## [Task to complete]
Write out, word for word, every line from the first one through the line that holds "import numpy as np", and nothing else; skip the pictures.

## [Data block]
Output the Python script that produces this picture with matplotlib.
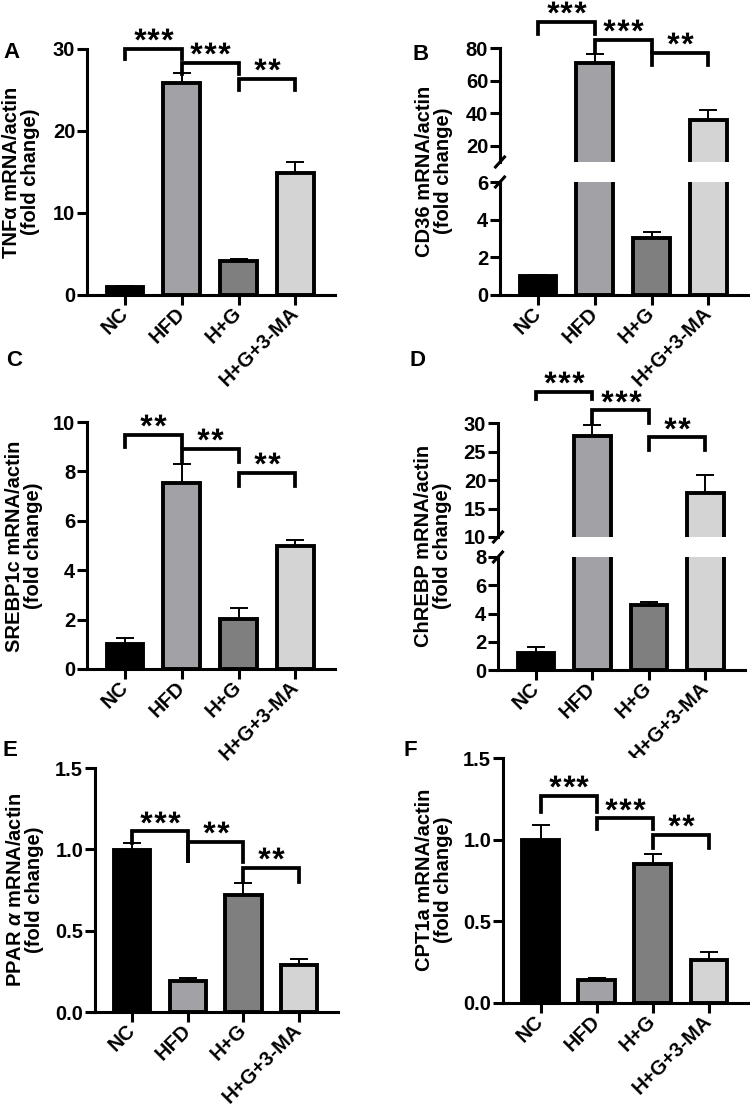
import matplotlib
matplotlib.use("Agg")
import matplotlib.pyplot as plt
import matplotlib.transforms as mtransforms
from matplotlib.textpath import TextPath
from matplotlib.path import Path
from matplotlib.font_manager import FontProperties
import numpy as np

plt.rcParams['font.family'] = ['Liberation Sans', 'DejaVu Sans']
plt.rcParams['font.weight'] = 'bold'
plt.rcParams['mathtext.fontset'] = 'custom'
plt.rcParams['mathtext.it'] = 'Liberation Sans:italic:bold'
plt.rcParams['mathtext.rm'] = 'Liberation Sans:bold'

W, H = 750, 1105

groups = ["NC", "HFD", "H+G", "H+G+3-MA"]
bar_colors = ["#000000", "#a2a2a6", "#7f7f7f", "#d4d4d4"]

# mean / SEM per gene (fold change)
tnfa_mean = [0.95, 25.8, 4.1, 14.9]
tnfa_sem = [0.15, 1.3, 0.25, 1.3]
cd36_mean = [1.0, 70.8, 3.03, 35.8]
cd36_sem = [0.08, 5.7, 0.34, 6.3]
srebp_mean = [1.01, 7.53, 2.02, 4.99]
srebp_sem = [0.25, 0.77, 0.44, 0.22]
chrebp_mean = [1.18, 27.7, 4.63, 17.8]
chrebp_sem = [0.47, 1.9, 0.19, 3.0]
ppara_mean = [0.997, 0.19, 0.72, 0.288]
ppara_sem = [0.04, 0.02, 0.075, 0.035]
cpt1a_mean = [1.0, 0.14, 0.85, 0.262]
cpt1a_sem = [0.087, 0.015, 0.063, 0.049]

# significance brackets: (bar i, bar j, top, left leg end, right leg end, stars)
tnfa_sig = [(0, 1, 30.0, 28.8, 28.8, 3), (1, 2, 28.3, 27.0, 27.0, 3),
            (2, 3, 26.4, 25.0, 25.0, 2)]
cd36_sig = [(0, 1, 95.9, 88.8, 88.8, 3), (1, 2, 85.1, 77.6, 77.6, 3),
            (2, 3, 77.1, 69.4, 69.4, 2)]
srebp_sig = [(0, 1, 9.49, 8.99, 8.99, 2), (1, 2, 8.91, 8.37, 8.37, 2),
             (2, 3, 7.94, 7.42, 7.42, 2)]
chrebp_sig = [(0, 1, 35.4, 34.2, 34.2, 3), (1, 2, 32.2, 30.0, 30.0, 3),
              (2, 3, 27.5, 25.3, 25.3, 2)]
ppara_sig = [(0, 1, 1.11, 1.04, 0.93, 3), (1, 2, 1.044, 0.93, 0.925, 2),
             (2, 3, 0.884, 0.80, 0.80, 2)]
cpt1a_sig = [(0, 1, 1.27, 1.17, 1.17, 3), (1, 2, 1.13, 1.064, 1.064, 3),
             (2, 3, 1.03, 0.947, 0.947, 2)]

LW = 2.2
XLIM = (-0.67, 3.7)
FS = 14.5

# asterisk glyph as a centred marker (CLOSEPOLY points moved to the centre)
_tp = TextPath((0, 0), "*", size=1, prop=FontProperties(family="Liberation Sans", weight="bold"))
_codes = _tp.codes
_real = _codes != Path.CLOSEPOLY
_v = _tp.vertices.copy()
_c = (_v[_real].min(axis=0) + _v[_real].max(axis=0)) / 2
_v = _v - _c
_v[~_real] = 0.0
STAR = Path(_v, _codes)


def px_rect(left, top, right, bottom):
    return [left / W, 1 - bottom / H, (right - left) / W, (bottom - top) / H]


def draw_bars(ax, mean, sem):
    x = np.arange(len(groups))
    ax.errorbar(x, mean, yerr=[np.zeros(len(sem)), sem], fmt='none', ecolor='black',
                elinewidth=1.4, capsize=6.5, capthick=1.4, zorder=2)
    ax.bar(x, mean, width=0.65, color=bar_colors, edgecolor='black', linewidth=2.8, zorder=3)
    ax.set_xlim(*XLIM)
    for s in ["top", "right"]:
        ax.spines[s].set_visible(False)
    for s in ["left", "bottom"]:
        ax.spines[s].set_linewidth(LW)
    ax.tick_params(width=LW, length=7, labelsize=FS)
    ax.tick_params(axis='y', pad=1.5)
    ax.tick_params(axis='x', pad=4)


def set_xlabels(ax):
    ax.set_xticks(np.arange(len(groups)))
    ax.set_xticklabels(groups, rotation=45, ha='right', va='center',
                       rotation_mode='anchor', fontsize=FS)


def draw_sig(ax, sig):
    for i, j, top, lb, rb, n in sig:
        ax.plot([i, i, j, j], [lb, top, top, rb], color='black', lw=2.7,
                clip_on=False, solid_joinstyle='miter', zorder=5)
        for k in range(n):
            dx = (k - (n - 1) / 2) * 10.0
            tr = mtransforms.offset_copy(ax.transData, fig=fig, x=dx, y=10.6, units='points')
            ax.plot([(i + j) / 2], [top], marker=STAR, ms=8.8, mew=0, color='black',
                    transform=tr, clip_on=False, zorder=5)


def simple_panel(rect, mean, sem, sig, ymax, yticks):
    ax = fig.add_axes(rect)
    draw_bars(ax, mean, sem)
    ax.set_ylim(0, ymax)
    ax.set_yticks(yticks)
    set_xlabels(ax)
    draw_sig(ax, sig)
    return ax


def broken_panel(rect_up, rect_lo, mean, sem, sig, ylim_up, ylim_lo, ticks_up, ticks_lo):
    lo = fig.add_axes(rect_lo)
    up = fig.add_axes(rect_up)
    draw_bars(lo, mean, sem)
    draw_bars(up, mean, sem)
    lo.set_ylim(*ylim_lo)
    lo.set_yticks(ticks_lo)
    up.set_ylim(*ylim_up)
    up.set_yticks(ticks_up)
    set_xlabels(lo)
    up.spines["bottom"].set_visible(False)
    up.set_xticks([])
    draw_sig(up, sig)
    # break marks
    for ax, yv in [(up, 0.0), (lo, 1.0)]:
        bb = ax.get_position()
        dx = 4.5 / (bb.width * W)
        dy = 5.0 / (bb.height * H)
        ax.plot([-dx, dx], [yv - dy, yv + dy], transform=ax.transAxes, color='black',
                lw=LW, clip_on=False)
    return up, lo


fig = plt.figure(figsize=(W / 100, H / 100), dpi=100)

simple_panel(px_rect(87, 49, 335, 295), tnfa_mean, tnfa_sem, tnfa_sig, 30, [0, 10, 20, 30])
broken_panel(px_rect(500, 48, 748, 162), px_rect(500, 182, 748, 295), cd36_mean, cd36_sem,
             cd36_sig, (10, 80), (0, 6), [20, 40, 60, 80], [0, 2, 4, 6])
simple_panel(px_rect(87, 422, 335, 669), srebp_mean, srebp_sem, srebp_sig, 10, [0, 2, 4, 6, 8, 10])
broken_panel(px_rect(498, 423, 745, 537), px_rect(498, 557, 745, 670), chrebp_mean, chrebp_sem,
             chrebp_sig, (10, 30), (0, 8), [10, 15, 20, 25, 30], [0, 2, 4, 6, 8])
simple_panel(px_rect(95, 768, 338, 1012), ppara_mean, ppara_sem, ppara_sig, 1.5, [0.0, 0.5, 1.0, 1.5])
simple_panel(px_rect(503, 758, 748, 1003), cpt1a_mean, cpt1a_sem, cpt1a_sig, 1.5, [0.0, 0.5, 1.0, 1.5])

for ax in fig.axes:
    if ax.get_ylim()[1] <= 1.5:
        ax.set_yticklabels(["0.0", "0.5", "1.0", "1.5"])

ylabels = [
    ("TNFα mRNA/actin\n(fold change)", 21, 172),
    ("CD36 mRNA/actin\n(fold change)", 434, 171),
    ("SREBP1c mRNA/actin\n(fold change)", 24, 546),
    ("ChREBP mRNA/actin\n(fold change)", 433, 546),
    ("PPAR $\\alpha$ mRNA/actin\n(fold change)", 25, 890),
    ("CPT1a mRNA/actin\n(fold change)", 434, 880),
]
for txt, x, y in ylabels:
    fig.text(x / W, 1 - y / H, txt, rotation=90, ha='center', va='center',
             multialignment='center', fontsize=14.5, linespacing=1.0)

letters = [("A", 12, 53), ("B", 421, 54), ("C", 14, 361), ("D", 417, 360),
           ("E", 10, 751), ("F", 410, 750)]
for t, x, y in letters:
    fig.text(x / W, 1 - y / H, t, ha='center', va='center', fontsize=16)

fig.savefig("out.png", dpi=100)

## [Answer below]
Output the Python script that produces this picture with matplotlib.
import matplotlib
matplotlib.use("Agg")
import matplotlib.pyplot as plt
import matplotlib.transforms as mtransforms
from matplotlib.textpath import TextPath
from matplotlib.path import Path
from matplotlib.font_manager import FontProperties
import numpy as np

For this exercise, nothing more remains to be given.